‘This is different’ — A dispatch from Lafayette’s Rally Against Police Brutality

Cory St.Ewart hoists his variation of the Acadian flag above protestors out front of UL. Photo by Christiaan Mader

From any point in the throng of masked demonstrators, you could pick out Cory St. Ewart’s flag. It’s an Acadian flag with one provocative difference: a black power fist standing in for the gold star. 

Hoisted 15 feet above University Avenue, St. Ewart’s flag swayed from side to side above Sunday’s Rally Against Police Brutality as it detoured to the headquarters of the Lafayette Police Department, briefly pausing traffic twice — once while the crowd moved toward Pinhook Road and again, with the aid of a police blockade, rumbling the wrong way up the street back to campus. 

“I take great pride in Acadiana. I’m from Baton Rouge, but I’ve been here for almost a decade. I do think that Lafayette and Acadiana is a very beautiful place. But you’re always looking for more inclusion,” St. Ewart told me, his voice muffled by a black and white bandana when I caught up with him in the middle of the street headed toward the corner of Johnston and University, where the spontaneous march began. Nearby, an organizer in an orange dashiki crackled a command through a bullhorn for the crowd to move back on the curb. 

Video by Travis Gauthier

For the most part, the protestors straggled back onto the sidewalk and continued to shuffle north. Since the rally began with a round of speakers earlier that morning, organizers managed to run a tight-enough ship through walkie talkies and clear messaging to the crowds and police. 

No one got hurt. No one was arrested.  

Commentary around social media since the rally has attributed the rally’s success to a Lafayette exceptionalism, a thoroughgoing belief that things are just different here. Police violence is not unknown in Lafayette, however. Protesting against officer-involved shootings and aggression, the local NAACP has held demonstrations that were not nearly as magnetic as this one in recent years. In 2015, a few dozen protestors gathered in front of the Lafayette Police Department demanding the release of surveillance footage said to be evidence that a man was wrongfully but not fatally shot while running away from police. 

NAACP chapter president Marja Broussard speaks to demonstrators on Sunday. Photo by Travis Gauthier

“The people are serious,” NAACP Lafayette Chapter President Marja Broussard said Sunday of the difference between this and previous rallies. We spoke as she urged demonstrators to head home once the rally officially ended. The event was co-organized by the Student Action Organizing Committee at UL, the Lafayette Chapter of the NAACP, Sunder Press, Lafayette Tenants Association and Move the Mindset. 

Broussard, 58, said only two other rallies in her lifetime measured up to the scale of Sunday’s rally. The difference here is the diversity of the demonstrators. Previous protests in Lafayette of this size were almost exclusively attended by black people, she said. This one was remarkable for its range of identity.

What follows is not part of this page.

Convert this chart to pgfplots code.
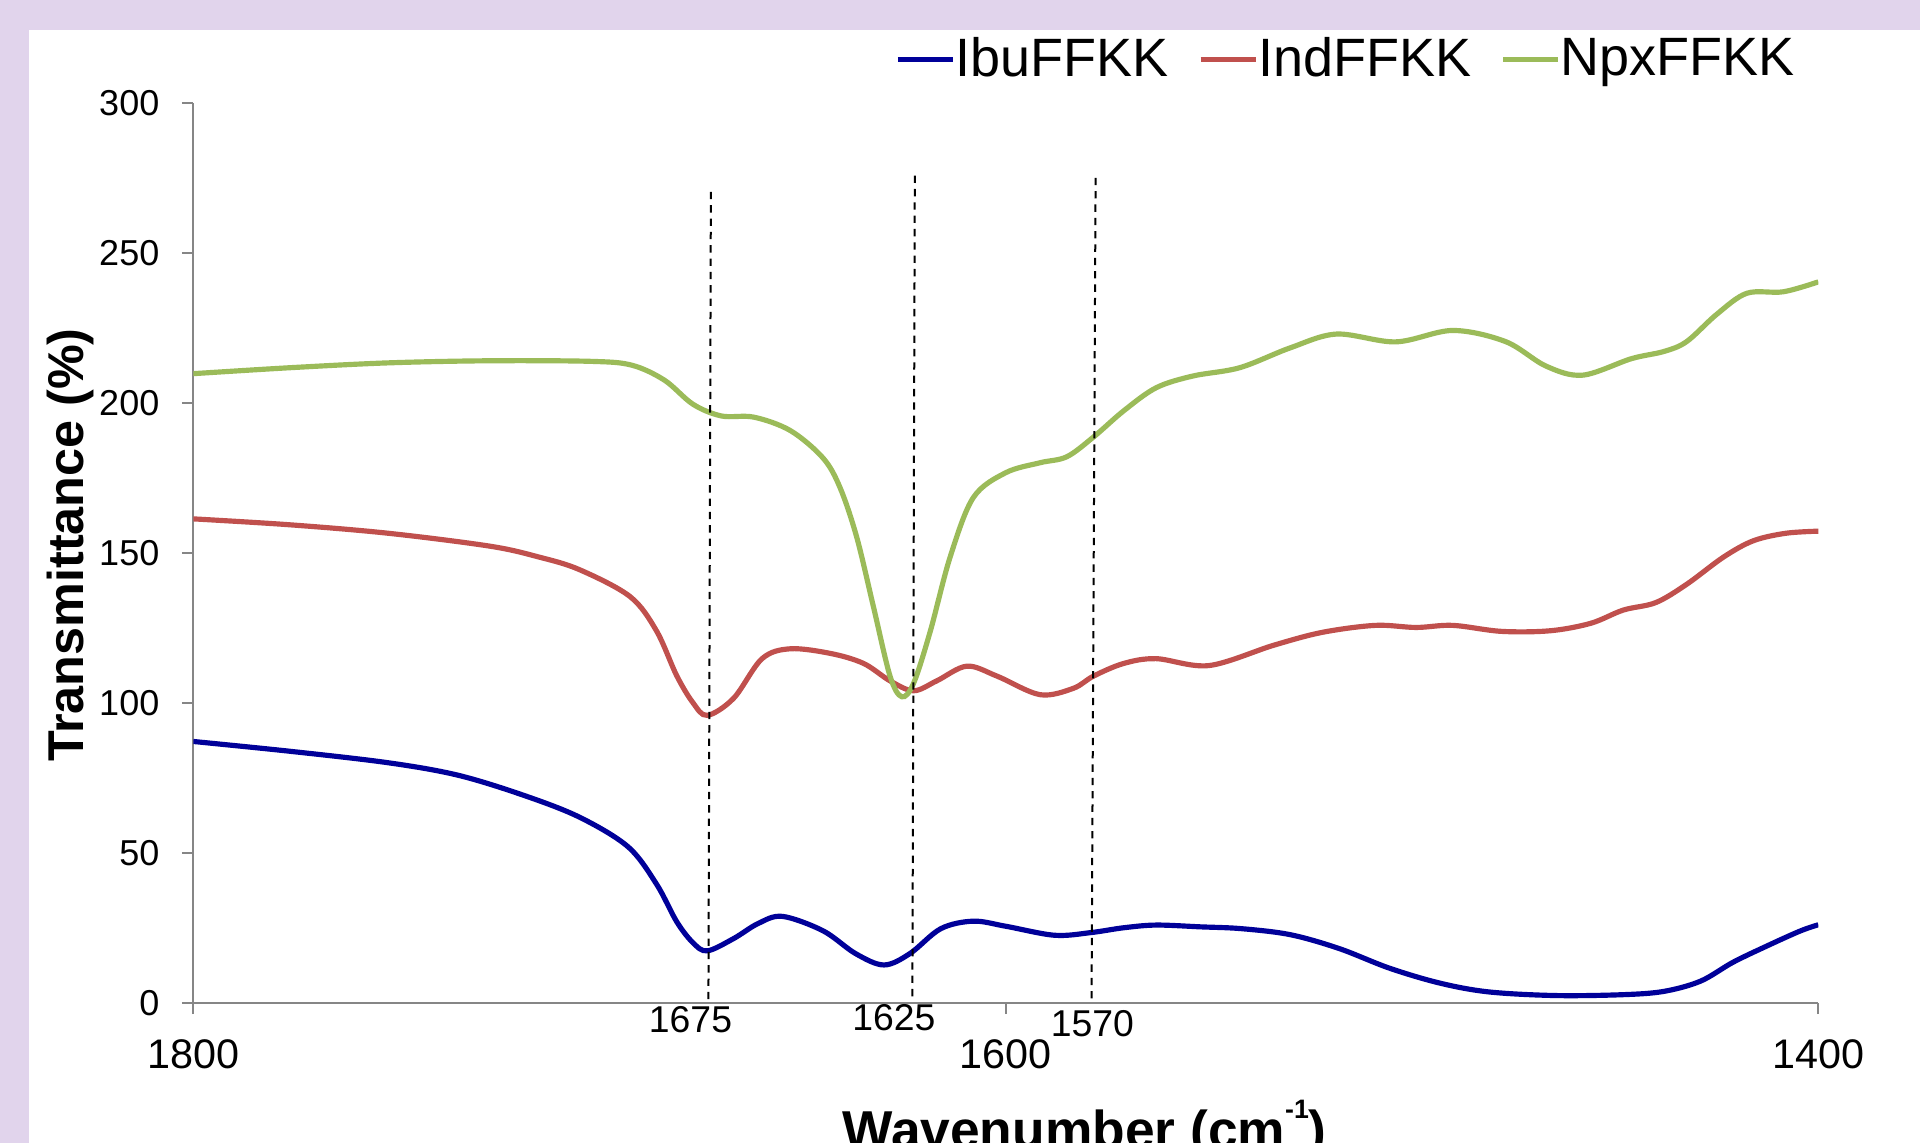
\documentclass[border=0pt]{standalone}
\usepackage{pgfplots}
\pgfplotsset{compat=1.18}
\usepackage{fontspec}
\setmainfont{Liberation Sans}
\definecolor{bgl}{RGB}{225,212,236}
\definecolor{axgray}{RGB}{134,134,134}
\definecolor{sblue}{RGB}{0,0,153}
\definecolor{sred}{RGB}{192,80,77}
\definecolor{sgreen}{RGB}{155,187,89}

\begin{document}
\begin{tikzpicture}
\useasboundingbox (0,0) rectangle (576pt,342.9pt);
\fill[bgl] (0,0) rectangle (576pt,342.9pt);
\fill[white] (8.7pt,0) rectangle (576pt,333.9pt);
\begin{axis}[
  at={(58pt,42.07pt)}, anchor=south west,
  scale only axis, width=487.5pt, height=270pt,
  xmin=1400, xmax=1800, ymin=0, ymax=300,
  x dir=reverse,
  axis x line*=bottom, axis y line*=left,
  axis line style={axgray, line width=0.5pt, -},
  xtick={1400,1600,1800}, ytick={0,50,...,300},
  tick align=outside,
  major tick length=3.4pt,
  tick style={axgray, line width=0.5pt},
  /pgf/number format/1000 sep={},
  /pgf/number format/assume math mode=true,
  yticklabel style={font=\fontsize{10.8}{12}\selectfont, inner sep=0pt, xshift=-6.6pt},
  xticklabel style={font=\fontsize{12.4}{14}\selectfont, inner sep=0pt, yshift=-7.5pt},
  legend columns=3,
  legend style={at={(0.432,1.0482)}, anchor=west, draw=none, fill=none,
    font=\fontsize{16.2}{19}\selectfont, inner sep=0pt, outer sep=0pt,
    nodes={inner sep=0pt},
    /tikz/every even column/.append style={column sep=8.9pt},
    /tikz/every odd column/.append style={column sep=0pt}},
  legend image code/.code={\draw[#1, line width=1.5pt] (0pt,0pt) -- (16.5pt,0pt);},
  every axis plot/.append style={line width=1.55pt},
]
\addplot[sblue, smooth, tension=0.55] coordinates {
(1800,87.1) (1776,83.8) (1752,80.0) (1735,75.9) (1719,69.3) (1705,61.9)
(1693,52.0) (1686,39.6) (1681,27.0) (1677,20.0) (1673.5,17.3)
(1667,21.4) (1661,26.4) (1655,28.8) (1645,24.0) (1637,16.4) (1630,12.6)
(1623.6,16.4) (1616,24.7) (1608,27.2) (1600,25.5) (1588,22.5) (1579,23.4)
(1571,25.0) (1563,25.9) (1552,25.3) (1542,24.7) (1530,22.7) (1518,18.1)
(1505.5,11.5) (1493,6.5) (1481,3.6) (1464.5,2.4) (1448,2.7) (1438,3.8)
(1429,7.2) (1421,13.5) (1412.7,18.9) (1404.5,23.9) (1400,26.0)};
\addlegendentry{IbuFFKK}
\addplot[sred, smooth, tension=0.55] coordinates {
(1800,161.3) (1776,159.3) (1752,156.5) (1727,152.2) (1715,148.6) (1705,144.4)
(1692.5,135.4) (1686,124.0) (1681,109.0) (1677,100.0) (1673.5,95.8)
(1667,101.5) (1660,114.7) (1653,118.0) (1643,116.4) (1635,113.1) (1628.5,107.3)
(1622.7,104.0) (1617,107.3) (1609.6,112.2) (1602.2,108.9) (1591.6,102.7)
(1583.4,104.8) (1578.4,108.9) (1571,113.1) (1563,114.7) (1550,112.4)
(1534,119.2) (1522,123.5) (1509,125.8) (1499,125.1) (1490,125.8) (1478,123.8)
(1466,124.0) (1456,126.5) (1448,130.9) (1440,133.4) (1432.4,139.5)
(1423.3,148.6) (1416,154.0) (1408,156.5) (1400,157.2)};
\addlegendentry{IndFFKK}
\addplot[sgreen, smooth, tension=0.55] coordinates {
(1800,209.7) (1776,211.7) (1752,213.3) (1727,214.0) (1702,213.8) (1692,212.5)
(1684,207.5) (1677,199.5) (1670,195.6) (1662,195.2)
(1653,190.7) (1645,181.6) (1640.8,171.7) (1636.7,155.2)
(1632.6,132.1) (1628.5,108.9) (1625.6,102.0) (1622.7,106.5) (1618.6,123.8)
(1613.7,148.6) (1608,168.4) (1600,176.7) (1591.6,180.0) (1585,182.0)
(1578.4,188.6) (1571,197.3) (1563,205.0) (1554,208.9) (1542.4,211.7)
(1530,218.3) (1518.6,222.9) (1504,220.3) (1490,224.1) (1477,220.4) (1467,212.2)
(1458,209.2) (1446,214.7) (1438,217.1) (1432.4,220.4) (1425,229.5)
(1417.6,236.5) (1408.6,237.0) (1400,240.3)};
\addlegendentry{NpxFFKK}
\addplot[black, line width=0.6pt, dash pattern=on 2.2pt off 1.8pt, forget plot] coordinates {(1672.6,270.3) (1673.2,1.2)};
\addplot[black, line width=0.6pt, dash pattern=on 2.2pt off 1.8pt, forget plot] coordinates {(1622.4,275.7) (1623.0,1.5)};
\addplot[black, line width=0.6pt, dash pattern=on 2.2pt off 1.8pt, forget plot] coordinates {(1577.9,275.0) (1578.9,0.6)};
\end{axis}
\node[anchor=north, inner sep=0pt, font=\fontsize{11.2}{13}\selectfont] at (207.15pt,41.1pt) {1675};
\node[anchor=north, inner sep=0pt, font=\fontsize{11.2}{13}\selectfont] at (268.17pt,41.91pt) {1625};
\node[anchor=north, inner sep=0pt, font=\fontsize{11.2}{13}\selectfont] at (327.69pt,40.11pt) {1570};
\node[anchor=base, inner sep=0pt, font=\bfseries\fontsize{16}{19}\selectfont] at (325.4pt,-1.8pt) {Wavenumber (cm\raisebox{9.2pt}{\fontsize{8}{9}\selectfont -1})};
\node[rotate=90, anchor=base, inner sep=0pt, font=\bfseries\fontsize{15.1}{17}\selectfont] at (25pt,179.4pt) {Transmittance (\%)};
\end{tikzpicture}
\end{document}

“They want to be involved in the change they want to see. This is different. The cry is much louder now. It’s not just black and brown people here crying out. It’s white people crying out. It’s other leaders in our community,” she said.  

Protestors cling to the corner of University and Johnston. Photo by Travis Gauthier

While demonstrators sauntered back to their cars parked in and along Freetown, the neighborhood across from campus, St. Ewart lingered a little bit longer to wave his flag on the red brick entryway to UL’s front office buildings. It wasn’t that long ago that UL adopted imagery that acknowledged local African roots in the region in its official seal. 

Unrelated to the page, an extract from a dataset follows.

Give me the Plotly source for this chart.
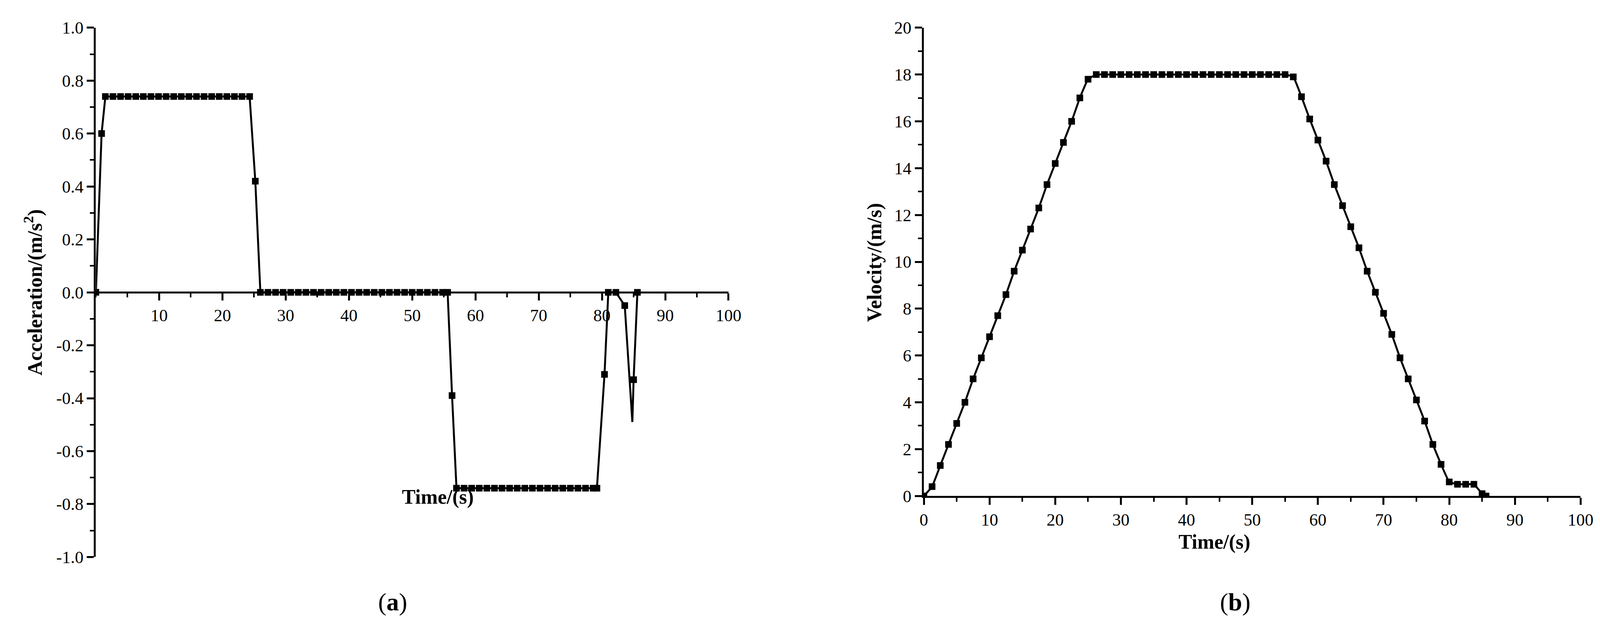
import plotly.graph_objects as go

acc_t = [0, 0.9, 1.5, 2.7, 3.9, 5.1, 6.3, 7.5, 8.7, 9.9, 11.1, 12.3, 13.5, 14.7, 15.9, 17.1, 18.3,
         19.5, 20.7, 21.9, 23.1, 24.3, 25.2, 26.0, 27.2, 28.4, 29.6, 30.8, 32.0, 33.2, 34.4, 35.6,
         36.8, 38.0, 39.2, 40.4, 41.6, 42.8, 44.0, 45.2, 46.4, 47.6, 48.8, 50.0, 51.2, 52.4, 53.6,
         54.8, 55.6, 56.3, 57.0, 58.2, 59.4, 60.6, 61.8, 63.0, 64.2, 65.4, 66.6, 67.8, 69.0, 70.2,
         71.4, 72.6, 73.8, 75.0, 76.2, 77.4, 78.6, 79.2, 80.4, 81.0, 82.2, 83.6, 84.8, 85.0, 85.6]
acc_v = [0, 0.6, 0.74, 0.74, 0.74, 0.74, 0.74, 0.74, 0.74, 0.74, 0.74, 0.74, 0.74, 0.74, 0.74, 0.74, 0.74,
         0.74, 0.74, 0.74, 0.74, 0.74, 0.42, 0, 0, 0, 0, 0, 0, 0, 0, 0,
         0, 0, 0, 0, 0, 0, 0, 0, 0, 0, 0, 0, 0, 0, 0,
         0, 0, -0.39, -0.74, -0.74, -0.74, -0.74, -0.74, -0.74, -0.74, -0.74, -0.74, -0.74, -0.74, -0.74,
         -0.74, -0.74, -0.74, -0.74, -0.74, -0.74, -0.74, -0.74, -0.31, 0, 0, -0.05, -0.49, -0.33, 0]
acc_marker_shown = [1] * 74 + [0, 1, 1]

vel_t = [0, 1.25, 2.5, 3.75, 5, 6.25, 7.5, 8.75, 10, 11.25, 12.5, 13.75, 15, 16.25, 17.5, 18.75, 20,
         21.25, 22.5, 23.75, 25, 26.25, 27.5, 28.75, 30, 31.25, 32.5, 33.75, 35, 36.25, 37.5, 38.75,
         40, 41.25, 42.5, 43.75, 45, 46.25, 47.5, 48.75, 50, 51.25, 52.5, 53.75, 55, 56.25, 57.5,
         58.75, 60, 61.25, 62.5, 63.75, 65, 66.25, 67.5, 68.75, 70, 71.25, 72.5, 73.75, 75, 76.25,
         77.5, 78.75, 80, 81.25, 82.5, 83.75, 85, 85.6]
vel_v = [0, 0.4, 1.3, 2.2, 3.1, 4.0, 5.0, 5.9, 6.8, 7.7, 8.6, 9.6, 10.5, 11.4, 12.3, 13.3, 14.2,
         15.1, 16.0, 17.0, 17.8, 18, 18, 18, 18, 18, 18, 18, 18, 18, 18, 18,
         18, 18, 18, 18, 18, 18, 18, 18, 18, 18, 18, 18, 18, 17.9, 17.05,
         16.1, 15.2, 14.3, 13.3, 12.4, 11.5, 10.6, 9.6, 8.7, 7.8, 6.9, 5.9, 5.0, 4.1, 3.2,
         2.2, 1.35, 0.6, 0.5, 0.5, 0.5, 0.1, 0]

acc_ticks = [-1.0, -0.8, -0.6, -0.4, -0.2, 0.0, 0.2, 0.4, 0.6, 0.8, 1.0]
acc_ticklabels = ["-1.0", "-0.8", "-0.6", "-0.4", "-0.2", "0.0", "0.2", "0.4", "0.6", "0.8", "1.0"]
acc_xticks = [10, 20, 30, 40, 50, 60, 70, 80, 90, 100]
vel_ticks = [0, 2, 4, 6, 8, 10, 12, 14, 16, 18, 20]
vel_xticks = [0, 10, 20, 30, 40, 50, 60, 70, 80, 90, 100]

FONT = "Liberation Serif"
fig = go.Figure()
fig.add_trace(go.Scatter(x=acc_t, y=acc_v, mode="lines+markers", xaxis="x", yaxis="y",
                         line=dict(color="black", width=5),
                         marker=dict(symbol="square", size=17, color="black", opacity=acc_marker_shown)))
fig.add_trace(go.Scatter(x=vel_t, y=vel_v, mode="lines+markers", xaxis="x2", yaxis="y2",
                         line=dict(color="black", width=5, shape="spline", smoothing=0.3),
                         marker=dict(symbol="square", size=17, color="black")))

ax = dict(showline=True, linecolor="black", linewidth=5, ticks="outside", ticklen=18, tickwidth=5,
          tickcolor="black", showgrid=False, zeroline=False, tickfont=dict(family=FONT, size=44, color="black"),
          minor=dict(ticks="outside", ticklen=10, tickwidth=4, tickcolor="black"))
ydom_a = [0.1286, 0.9757]
fig.update_layout(
    width=4110, height=1648, margin=dict(l=0, r=0, t=0, b=0),
    paper_bgcolor="white", plot_bgcolor="white", showlegend=False,
    xaxis=dict(ax, domain=[0.0557, 0.454], range=[0, 100], tickvals=acc_xticks, anchor="free",
               position=(ydom_a[0] + ydom_a[1]) / 2, minor=dict(ax["minor"], dtick=5, tick0=0)),
    yaxis=dict(ax, domain=ydom_a, range=[-1, 1], tickvals=acc_ticks, ticktext=acc_ticklabels,
               anchor="x", minor=dict(ax["minor"], dtick=0.1, tick0=0)),
    xaxis2=dict(ax, domain=[0.577, 0.9905], range=[0, 100], tickvals=vel_xticks, anchor="y2",
                minor=dict(ax["minor"], dtick=5, tick0=0)),
    yaxis2=dict(ax, domain=[0.2263, 0.9757], range=[0, 20], tickvals=vel_ticks, anchor="x2",
                minor=dict(ax["minor"], dtick=1, tick0=0)),
)
tf = dict(family=FONT, size=52, color="black")
lf = dict(family=FONT, size=64, color="black")
ann = [
    dict(text="<b>Acceleration/(m/s<sup>2</sup>)</b>", x=0.008, y=0.552, textangle=-90, font=tf),
    dict(text="<b>Time/(s)</b>", x=0.248, y=0.205, font=tf),
    dict(text="<b>Velocity/(m/s)</b>", x=0.546, y=0.6, textangle=-90, font=tf),
    dict(text="<b>Time/(s)</b>", x=0.783, y=0.133, font=tf),
    dict(text="(<b>a</b>)", x=0.233, y=0.033, font=lf),
    dict(text="(<b>b</b>)", x=0.783, y=0.033, font=lf),
]
for a in ann:
    fig.add_annotation(xref="paper", yref="paper", showarrow=False, **a)
fig.write_html("out.html")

Flags have been weaponized in the American culture war, often creating flashpoints of tension over interpretation and symbolic overtones. One protestor I spoke with commended Mayor-President Josh Guillory for flying the Creole flag in his press conferences; the use of black symbolism in public life, she said, is not to be taken for granted.

An artist, St. Ewart says his comment on the Acadian flag was conceived as a Black History Month art project showcased by local art collective Willingly Rejected. From a distance, it could be construed as a provocative comment on Lafayette’s own troubled history of racial injustice. For St. Ewart, a black man whose real name is Cory Stewart, the ambiguity is the thing, but he’s unequivocal about his local pride and his black pride.  

“I thought Black History Month was a perfect time for a new take on the Acadian flag. I have a normal one in my room, and I do take great pride in and love this city and this town. And I love black people, obviously. It’s combining all my favorite things,” he said.